Controlling the controllables also comes down to basic preparation: being ready when and where others are not. John Wooden won ten National Championships with the UCLA Bruins, including a record seven straight titles, a record that is so eye-poppingly insane that I would wager it will never be broken. How many schools even go back-to-back? (Only Florida and Duke have done that since UCLA's streak ended in 1973.) Wooden is an icon and a legend, but let's not get confused. He was not a wizard. He worked on what he could: he managed the basics.

Every season at UCLA one of the first things Wooden would do in the locker room was teach his players how to correctly put on their socks and shoes to alleviate chaffing and blisters. Most eighteen year-olds would laugh off such an instruction, but Wooden had a reputation, so his players trusted him. They knew his record so they did what he said.

Because of this little, seemingly insignificant - almost childish - thing, Wooden's players almost never got blisters. By the end of the game, when the other team's feet were aching like blazing coals, Wooden's guys were as fresh as they were at tip-off. Socks and shoes are as basic as you can get, but Wooden understood that the players' game started there. If they couldn't stand up, if they couldn't run, they couldn't execute a single thing he taught them. Start with what you can control.

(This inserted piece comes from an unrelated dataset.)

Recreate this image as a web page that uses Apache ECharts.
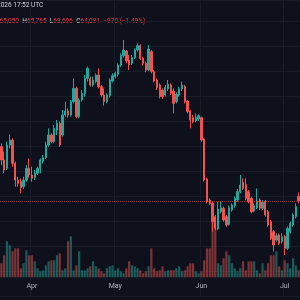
<!DOCTYPE html>
<html>
<head>
<meta charset="utf-8">
<script src="https://cdn.jsdelivr.net/npm/echarts@6/dist/echarts.min.js"></script>
<style>
html, body { margin: 0; padding: 0; background: #0e111b; }
#chart { width: 300px; height: 300px; }
</style>
</head>
<body>
<div id="chart"></div>
<script>
// daily candles, first one is 21 Mar 2026
const firstDay = '2026-03-21';
const monthNames = ['Jan', 'Feb', 'Mar', 'Apr', 'May', 'Jun', 'Jul', 'Aug', 'Sep', 'Oct', 'Nov', 'Dec'];

const opens = [
  74950, 72280, 70610, 75280, 76280, 71610, 68280, 67950, 66950, 68280,
  70610, 69280, 68750, 69610, 70610, 72080, 72750, 75280, 77280, 75950,
  78280, 79610, 77280, 81280, 82080, 81280, 83950, 86610, 80950, 84280,
  85610, 88610, 88610, 87280, 87950, 89280, 86950, 85280, 83950, 85150,
  88080, 88950, 89410, 91280, 93150, 94080, 92280, 91610, 92750, 94280,
  95150, 92610, 91610, 90280, 93950, 89950, 88280, 87280, 86280, 85280,
  86480, 87280, 86080, 83950, 85280, 86480, 86950, 84080, 82080, 80750,
  80080, 80480, 80750, 76480, 68480, 64280, 63610, 60950, 58480, 61950,
  62610, 60950, 59410, 62280, 63150, 64280, 65950, 67810, 67410, 65950,
  64610, 62080, 62750, 64280, 62610, 63950, 61950, 59950, 57950, 56280,
  57280, 55950, 56950, 54610, 57950, 59280, 60950, 65050
];
const closes = [
  72280, 70280, 75280, 76280, 71610, 68280, 67610, 66750, 68280, 70610,
  69280, 68610, 69610, 70610, 72280, 72750, 75280, 77280, 75950, 78610,
  79610, 75280, 81280, 82080, 81280, 83950, 86610, 80950, 84280, 85610,
  88610, 90610, 87280, 88280, 89280, 86950, 85280, 83950, 85280, 88280,
  89150, 89610, 91280, 93150, 94280, 92080, 91280, 92750, 94280, 95150,
  92610, 91610, 90280, 94480, 89950, 88080, 86750, 84950, 84950, 86750,
  87410, 85610, 83610, 85410, 86480, 87280, 83950, 81950, 80280, 79950,
  80750, 81150, 76280, 68280, 63950, 63610, 59950, 58610, 62480, 62750,
  60280, 59280, 62750, 63280, 64610, 65950, 67280, 66610, 64610, 63950,
  61950, 63150, 64080, 62610, 63810, 61280, 59280, 56610, 55280, 57150,
  55610, 56950, 54610, 58610, 59610, 61280, 62950, 64081
];
const lows = [
  71280, 69610, 70280, 74610, 70950, 66950, 66950, 65610, 66480, 67950,
  68750, 67950, 68280, 69280, 69610, 71610, 72480, 74950, 75610, 75610,
  77280, 74950, 76950, 80950, 80750, 80950, 83610, 80610, 80610, 83950,
  84950, 87950, 86950, 86950, 87610, 86610, 84950, 83150, 83610, 84750,
  87810, 88610, 88950, 90950, 92750, 91610, 90280, 91280, 92480, 93950,
  92280, 91150, 89810, 90080, 89610, 87810, 86280, 84610, 84480, 84950,
  86080, 85280, 81610, 83610, 84950, 86080, 83610, 81610, 78610, 79610,
  79810, 80080, 75950, 67950, 63610, 63280, 57950, 58280, 58280, 61610,
  59950, 58950, 59150, 61950, 62750, 63950, 65610, 66280, 64280, 63610,
  61610, 61810, 62480, 62280, 62280, 60950, 58950, 56280, 53950, 55950,
  55280, 55610, 53280, 54280, 57610, 58950, 60610, 63606
];
const highs = [
  75610, 73950, 75950, 77410, 76610, 71950, 68950, 68610, 68950, 71280,
  72610, 70950, 70280, 70950, 72610, 73280, 75950, 78610, 77610, 79280,
  80280, 79950, 82280, 83950, 82610, 84280, 88610, 86950, 84610, 86280,
  89280, 90950, 88950, 88950, 89610, 90610, 87280, 86610, 85610, 88610,
  89610, 89950, 91610, 93610, 96280, 94280, 93280, 93280, 94610, 95610,
  95410, 92950, 91950, 95280, 94280, 90280, 88610, 87610, 86610, 87280,
  88280, 87610, 86610, 85810, 86950, 87950, 87280, 84280, 82280, 81280,
  81610, 81410, 80950, 76610, 68750, 64610, 63950, 61280, 63950, 63950,
  62950, 61280, 63150, 63610, 64950, 66480, 69280, 68610, 68610, 66280,
  64950, 63610, 66610, 64610, 64280, 64280, 62280, 60280, 58280, 57610,
  57610, 57610, 57280, 58950, 59950, 61610, 63610, 65765
];
// volume in thousands
const volumes = [
  14, 22, 36, 32, 26, 29, 29, 9, 14, 27,
  22, 22, 16, 9, 6, 7, 12, 16, 17, 17,
  22, 24, 7, 9, 36, 41, 7, 12, 26, 7,
  7, 9, 11, 16, 11, 9, 6, 4, 9, 11,
  12, 7, 9, 6, 4, 9, 16, 12, 11, 9,
  7, 4, 6, 11, 29, 9, 6, 7, 11, 6,
  7, 7, 7, 9, 11, 6, 7, 11, 14, 14,
  6, 4, 6, 17, 29, 29, 57, 50, 14, 12,
  19, 26, 22, 14, 9, 6, 9, 16, 7, 16,
  16, 16, 7, 4, 14, 7, 14, 22, 22, 26,
  11, 7, 17, 14, 9, 19, 12, 7
];
const lastPrice = 64081;

const upColor = '#26a69a';
const downColor = '#ef5350';

const days = [];
const d0 = new Date(firstDay + 'T00:00:00Z');
for (let i = 0; i < opens.length; i++) {
  const d = new Date(d0.getTime() + i * 86400000);
  days.push(d.toISOString().slice(0, 10));
}
const candles = opens.map((o, i) => [o, closes[i], lows[i], highs[i]]);
const volBars = volumes.map((v, i) => ({
  value: v,
  itemStyle: { color: closes[i] >= opens[i] ? 'rgba(38,166,154,0.5)' : 'rgba(239,83,80,0.5)' }
}));
const isMonthStart = (idx, val) => val.slice(8, 10) === '01';

const chart = echarts.init(document.getElementById('chart'));
chart.setOption({
  backgroundColor: '#0e111b',
  animation: false,
  grid: [
    { left: 0, right: 0, top: 0, bottom: 3.6 },
    { left: 0, right: 0, bottom: 22.7, height: 100 }
  ],
  xAxis: [
    {
      type: 'category', data: days, gridIndex: 0,
      axisLine: { show: false }, axisTick: { show: false }, axisLabel: { show: false },
      splitLine: { show: true, interval: isMonthStart, lineStyle: { color: '#181c27', width: 1 } }
    },
    {
      type: 'category', data: days, gridIndex: 1,
      axisLine: { show: false }, axisTick: { show: false },
      axisLabel: {
        interval: isMonthStart,
        formatter: (val) => monthNames[+val.slice(5, 7) - 1],
        color: '#b2b5be', fontSize: 7, fontFamily: 'Roboto', margin: 5
      },
      splitLine: { show: false }
    }
  ],
  yAxis: [
    {
      type: 'value', gridIndex: 0, min: 45000, max: 104281, interval: 5000,
      axisLine: { show: false }, axisTick: { show: false }, axisLabel: { show: false },
      splitLine: { show: true, lineStyle: { color: '#181c27', width: 1 } }
    },
    {
      type: 'value', gridIndex: 1, min: 0, max: 100, show: false,
      splitLine: { show: false }
    }
  ],
  series: [
    {
      type: 'bar', xAxisIndex: 1, yAxisIndex: 1,
      data: volBars, barWidth: 2.2
    },
    {
      type: 'candlestick', xAxisIndex: 0, yAxisIndex: 0,
      data: candles, barWidth: 1.8,
      itemStyle: { color: upColor, color0: downColor, borderColor: upColor, borderColor0: downColor, borderWidth: 1 },
      markLine: {
        symbol: 'none', silent: true, label: { show: false },
        lineStyle: { color: downColor, opacity: 0.55, width: 1, type: 'dotted' },
        data: [{ yAxis: lastPrice }]
      }
    }
  ],
  graphic: [
    {
      type: 'text', left: -3, top: 2,
      style: { text: '2026 17:52 UTC', fill: '#d1d4dc', font: '6.5px Roboto' }
    },
    {
      type: 'text', left: -5, top: 15,
      style: {
        text: '{k|O}{v|65,050} {k|H}{v|65,765} {k|L}{v|63,606} {k|C}{v|64,081} {v|\u2212970 (\u22121.49%)}',
        rich: {
          k: { fill: '#d1d4dc', font: '6.5px Roboto' },
          v: { fill: '#f23645', font: '6.5px Roboto' }
        }
      }
    }
  ]
});
</script>
</body>
</html>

Any time spent on something outside of your attitude or effort is wasted, because it's energy and time away from what you can control. Most people waste a tremendous amount of time and energy complaining. What do they complain about? They complain about everything outside of their control. No one ever seems to complain about their own attitude or effort. It's always someone else's that they find fault with.

"Complaining is like throwing up," my friend Jon Gordon likes to say. "It makes you feel better, but it makes everyone else feel worse."

Focus on your attitude and your effort and do so consistently. That's how you win.